Nice, Underseen Film
11 February 2010 | by (Louisville, KY) – See all my reviews

Dante's Inferno (1935)

*** (out of 4)

Impressive drama about a con man (Spencer Tracy) who gets a job at a carnival when an elderly man (Henry B. Walthall) hires him as a barker. The two men create the "Dante's Inferno" show, which Walthall uses to warn people but Tracy sees it as a way to get rich. Soon he will stop at nothing for the all mighty dollar but this will soon backfire when his wife (Claire Trevor) has to betray her own morals for him. There are a few faults in the film but overall this is a pretty strong little gem that contains three great sequences that make it a must see. The first one is the carnival attraction that has some rather amazing sets and terrific visuals. Another brilliant scene is the ending with a large ship catching fire. The third masterful touch is a famous sequence of Hell where we get to see thousands of people burning for eternity. All three of these scenes contain some thrilling entertainment and especially the sequence in Hell. I was really surprised to see how graphic some of these scenes where considering the Hayes Office was coming down on this type of thing. I also could have sworn there were a couple nude shots during this sequence but it was somewhat hard to tell. Another reason to watch this film are for the performances with Tracy delivering once again.

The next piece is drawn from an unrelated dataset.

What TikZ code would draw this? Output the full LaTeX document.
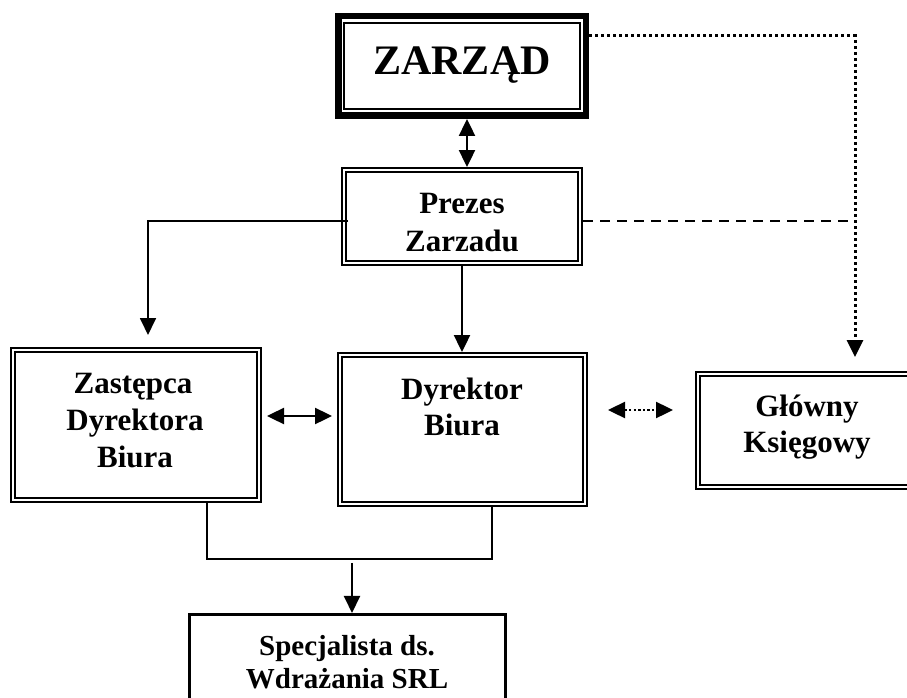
\documentclass[tikz,border=0pt]{standalone}
\usepackage{fontspec}
\setmainfont{Liberation Serif}
\usetikzlibrary{arrows.meta,calc}
\begin{document}
\begin{tikzpicture}[x=1pt,y=-1pt,
  >={Triangle[length=17pt,width=16pt]},
  dbl/.style={draw, line width=2.3pt, double, double distance=1.8pt, outer sep=3.2pt, inner sep=0pt},
  thick frame/.style={draw, line width=6.5pt, outer sep=3.25pt, inner sep=0pt},
  single/.style={draw, line width=2.6pt, inner sep=0pt},
  txt/.style={font=\bfseries\fontsize{31}{37}\selectfont, inner sep=0pt, anchor=base},
  bigtxt/.style={font=\bfseries\fontsize{42}{50}\selectfont, inner sep=0pt, anchor=base},
  smalltxt/.style={font=\bfseries\fontsize{29}{34}\selectfont, inner sep=0pt, anchor=base},
  conn/.style={line width=2.4pt},
  thinconn/.style={line width=1.8pt},
  dotconn/.style={line width=3pt, dash pattern=on 3pt off 3pt},
  smalldot/.style={line width=2.4pt, dash pattern=on 2.4pt off 2.2pt},
  dashconn/.style={line width=1.5pt, dash pattern=on 10pt off 7pt}
]
\useasboundingbox (0,0) rectangle (907,698);
\clip (0,0) rectangle (907,698);

% boxes
\node[thick frame, minimum width=247.5pt, minimum height=99.5pt] (Z) at (462,66) {};
\draw[line width=1.6pt] ([xshift=9pt,yshift=-10pt]Z.north west) rectangle ([xshift=-9pt,yshift=10pt]Z.south east);
\node[dbl, minimum width=235.6pt, minimum height=92.6pt] (P) at (462,216.5) {};
\node[dbl, minimum width=245.6pt, minimum height=149.6pt] (Zs) at (136,425) {};
\node[dbl, minimum width=244.6pt, minimum height=148.6pt] (D) at (462.5,429.5) {};
\node[dbl, minimum width=217.6pt, minimum height=112.6pt] (G) at (807,430.5) {};
\node[single, minimum width=316.4pt, minimum height=105.5pt] (S) at (347.5,667) {};

% texts
\node[bigtxt] (tZ) at (462,75) {ZARZĄD};
\node[txt] (tP1) at (462,213) {Prezes};
\node[txt] (tP2) at (462,251) {Zarzadu};
\node[txt] (tZs1) at (133,393) {Zastępca};
\node[txt] (tZs2) at (135,430) {Dyrektora};
\node[txt] (tZs3) at (135,467) {Biura};
\node[txt] (tD1) at (462,399) {Dyrektor};
\node[txt] (tD2) at (462,435) {Biura};
\node[txt] (tG1) at (807,416) {Główny};
\node[txt] (tG2) at (807,452) {Księgowy};
\node[smalltxt] (tS1) at (347,655) {Specjalista ds.};
\node[smalltxt] (tS2) at (347,688) {Wdrażania SRL};

% connectors
\coordinate (kc) at ([xshift=48pt]G.north);
\coordinate (j) at ([xshift=4.5pt,yshift=54pt]S.north);

\draw[conn,<->] ([xshift=5pt]Z.south) -- ([xshift=5pt]P.north);
\draw[thinconn,->] ([xshift=7pt,yshift=-4.5pt]P.west) -| ([xshift=12pt,yshift=12pt]Zs.north);
\draw[conn,->] (P.south) -- (P.south |- D.north);
\draw[conn,<->] ([xshift=5pt,yshift=9pt]Zs.east) -- ([xshift=-5pt,yshift=9pt]Zs.east -| D.west);
\draw[smalldot,<->] ([xshift=20pt,yshift=19.5pt]D.east) -- ([xshift=-22pt,yshift=20.5pt]G.west);
\draw[dotconn,->] ([xshift=-6pt,yshift=30pt]Z.east) -| ([yshift=14pt]kc);
\draw[dashconn] ([yshift=-4.5pt]P.east) -- ([yshift=-4.5pt]P.east -| kc);
\draw[thinconn] ([xshift=71pt]Zs.south) |- (j) -| ([xshift=29.5pt]D.south);
\draw[conn,->] ([yshift=-4pt]j) -- (j |- S.north);
\end{tikzpicture}
\end{document}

The most impressive thing is that Tracy is so good at playing cold that you can't help but fall for everything he does in the film. He gets to show off a nicer side as well and he perfectly blends the two depending on the scene in question. Trevor is also in fine form as his wife and she gets some pretty good moments early on as her good ways must be thrown out the window in order to save her husband. Walthall turns in one of the best performances I've seen from him in the sound era and he actually steals the film from everyone. He's tour of Dante's Inferno is very good as is another sequence where he first meets Tracy's character. Rita Hayworth shows up at the end as a dancer so keep your eyes open for her. The film's major fault is that it gets too preachy at times and I think it goes a tad bit over the top in regards to some of the deeds that Tracy does. I think the film could have done without Hayworth's dance sequence as well as it really feels out of place with the rest of the film. And if you're keeping track with how many A-list Hollywood stars who appeared in blackface at some point in their career then you can add Tracy.